Africa

Educated, unemployed and unemployable (may be)

50, 000 Ethiopian graduates have just joined the search for the job market. Majority of them will not be employed soon and a good number of them are may be unemployable at all

Hone Mandefro

  Tekeste Amaha is one of the 50, 000-odd undergraduates this year only from the 31 public universities spread nationwide. Tekeste was graduating from the main campus of the Addis Ababa University (AAU) and one of the hundreds of his batches who were frustrated to see a statement that says If others don’t employ you, it’s alright you can do that for yourself!” written in bold in one of the brochures distributed during the graduation ceremony last July. That the fate of self-employment awaits him and thousands of other graduates by itself should not as a frustration, but that it came as a last minute surprise is; Tekeste believed once he was done studying he would get a good job and a better life. Alas. That seems unlikely to happen anytime soon.

  Too many to employ

As any economist would reckon, the economy in Ethiopia has been growing on average between 5-11% annually (depending on who is doing the math) during the last seven consecutive fiscal years.  Along with that is the undeniably significant number of jobs that have been created particularly by the private sector.  The Ministry of Urban Development claims the private sector have so far created jobs for more than one million Ethiopians throughout the country.

However the staggering number of unemployed educated youths means even such large number of jobs created so far fall short of satisfying the ever more growing number of job seekers. And the Ministry couldn’t say if that trend could be sustained for long either.
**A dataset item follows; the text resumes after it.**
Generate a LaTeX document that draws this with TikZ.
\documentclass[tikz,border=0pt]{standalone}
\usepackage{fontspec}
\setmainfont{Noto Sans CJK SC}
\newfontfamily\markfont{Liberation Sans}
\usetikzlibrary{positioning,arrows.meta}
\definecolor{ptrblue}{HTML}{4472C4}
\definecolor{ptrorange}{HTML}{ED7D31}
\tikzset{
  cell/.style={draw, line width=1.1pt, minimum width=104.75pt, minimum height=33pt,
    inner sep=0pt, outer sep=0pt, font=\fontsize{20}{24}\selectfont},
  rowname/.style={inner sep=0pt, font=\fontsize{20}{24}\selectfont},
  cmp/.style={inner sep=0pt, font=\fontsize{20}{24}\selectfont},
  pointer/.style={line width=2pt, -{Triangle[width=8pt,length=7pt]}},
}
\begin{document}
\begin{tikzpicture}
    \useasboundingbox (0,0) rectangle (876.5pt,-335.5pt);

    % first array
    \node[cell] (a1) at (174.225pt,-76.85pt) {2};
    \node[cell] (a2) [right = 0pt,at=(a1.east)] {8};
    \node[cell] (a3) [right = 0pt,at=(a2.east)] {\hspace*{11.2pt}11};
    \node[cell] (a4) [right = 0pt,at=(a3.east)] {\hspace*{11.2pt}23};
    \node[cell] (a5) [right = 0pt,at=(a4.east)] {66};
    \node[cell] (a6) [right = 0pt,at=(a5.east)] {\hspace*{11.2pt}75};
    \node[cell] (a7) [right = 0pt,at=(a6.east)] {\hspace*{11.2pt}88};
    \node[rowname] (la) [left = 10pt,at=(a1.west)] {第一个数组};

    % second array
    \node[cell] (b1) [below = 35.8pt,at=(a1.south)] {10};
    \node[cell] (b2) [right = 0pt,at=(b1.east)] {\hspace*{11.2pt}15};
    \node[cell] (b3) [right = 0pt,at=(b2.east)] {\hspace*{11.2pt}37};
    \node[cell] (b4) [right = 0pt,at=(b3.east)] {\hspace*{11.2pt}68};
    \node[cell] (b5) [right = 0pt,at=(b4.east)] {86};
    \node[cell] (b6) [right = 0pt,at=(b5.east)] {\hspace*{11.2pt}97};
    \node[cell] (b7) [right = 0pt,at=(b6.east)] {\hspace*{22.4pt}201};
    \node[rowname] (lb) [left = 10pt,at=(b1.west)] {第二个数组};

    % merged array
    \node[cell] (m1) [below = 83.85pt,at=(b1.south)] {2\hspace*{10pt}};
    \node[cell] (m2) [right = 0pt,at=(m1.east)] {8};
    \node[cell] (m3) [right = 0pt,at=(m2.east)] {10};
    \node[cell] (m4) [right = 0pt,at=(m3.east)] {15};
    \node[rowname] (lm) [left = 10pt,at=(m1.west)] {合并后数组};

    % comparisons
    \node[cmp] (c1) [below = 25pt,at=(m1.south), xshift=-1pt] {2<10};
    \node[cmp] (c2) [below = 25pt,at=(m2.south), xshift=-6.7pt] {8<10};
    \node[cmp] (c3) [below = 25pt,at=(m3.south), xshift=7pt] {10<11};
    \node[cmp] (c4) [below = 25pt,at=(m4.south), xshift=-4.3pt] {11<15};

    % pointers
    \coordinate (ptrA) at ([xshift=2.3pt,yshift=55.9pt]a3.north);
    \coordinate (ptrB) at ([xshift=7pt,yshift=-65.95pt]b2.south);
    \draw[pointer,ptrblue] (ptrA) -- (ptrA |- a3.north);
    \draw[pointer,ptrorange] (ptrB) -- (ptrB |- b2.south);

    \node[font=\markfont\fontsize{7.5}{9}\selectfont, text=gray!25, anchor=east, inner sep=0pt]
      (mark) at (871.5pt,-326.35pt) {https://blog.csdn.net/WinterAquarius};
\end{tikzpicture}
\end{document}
According to the International Labor Organization (ILO) currently urban youth unemployment in Ethiopia stands at an appalling 40%.  Terrifyingly many of these young Ethiopians who are out of the job market are not only unemployed, but also unemployable due mostly to the poor level of education they have received.

 It’s complicated

 Job market experts believe that weak private institutions are not the only current causes of unemployment in Ethiopia, but a disproportional supply both in quantity and quality of labor particularly in urban areas.  Such supply of labor force is increasing in Ethiopia as a result of three major factors.

The first is the high level of migration from rural to urban areas. It is not unusual to see hundreds of able-bodied young Ethiopians streaming everyday in to urban areas mainly to the capital Addis Ababa hoping to secure decent jobs.

The second is the safe assumption of the relationship between unparalleled population growth and availability of jobs. Already with an estimated population of more than 80 million, Ethiopia’s population is believed to continue growing between 2.6% – 2.8% annually, making the country the second most populous in sub-Saharan Africa, next to Nigeria.

Thirdly – and this is the most important factor – the rapid expansion of educational institutions which are more concerned in the quantity of future job seekers and not, as it stands today, in the quality of their education. Currently Ethiopia has 31 state universities throughout the country most of which were built in the last half a decade.  This year alone, these universities have released 50,000 graduates with first and second degrees. Although no substantial research could be found, 50, 000 ‘skilled’ manpower at once is too big of a number for both the private and state institutions to absorb. Ordinarily in a country where there is low human capital, high number of graduates should not come as a big headache, but in reality the economy in Ethiopia is not at that spongy level where every release from universities of a ready-made human power could have a safe landing. According to World Bank’s 2008/09 Africa Development Indicators, 81.4% of youths and 43% of adults in Ethiopia worked in the informal sector of which 12.5% of the youth and 49.6% of the adults were self-employed.

“Mismatch of education and training skills with the requirements of the labor market is another important reason for the high level of youth unemployment in Ethiopia,” wrote Getinet Haile of University of Westminster, in his research entitled the “Incidence of youth unemployment in urban Ethiopia”, as far back as 2003. Ethiopia’s outdated curriculum in the education system, which is ranked as the one of the worst in the world, has resulted in lack of employable skills. “Expansion in education and training opportunities, barring quality problems, is an achievement in its own merit…nonetheless, uncoordinated and supply driven expansion in education and training may amount to the creation of an army of dissatisfied youth in the end,” said Getinet.

Albeit to a lesser extent recently, recruitment culture has also its own share of the blame. Employers’ tendency of ignoring young graduates and their obsession with five plus years of work experience appears for many young graduates terrifyingly intimidating.

For a society like that of Ethiopia’s, unemployment entails costs not only to the unemployed, but to the family (sometimes extended) and the society at large.  Tekeste Amaha is not only desperate to have his personal ends met, but to support his family too, as is expected of him.

The African Development Bank sees this unfortunate trend form a broader perspective (and rightly) when it says, “the potential consequences of the tension between an increasing output of educated and trained young people and the limited absorptive capacities of labor markets have been illustrated by the recent wave of discontent sweeping North Africa”.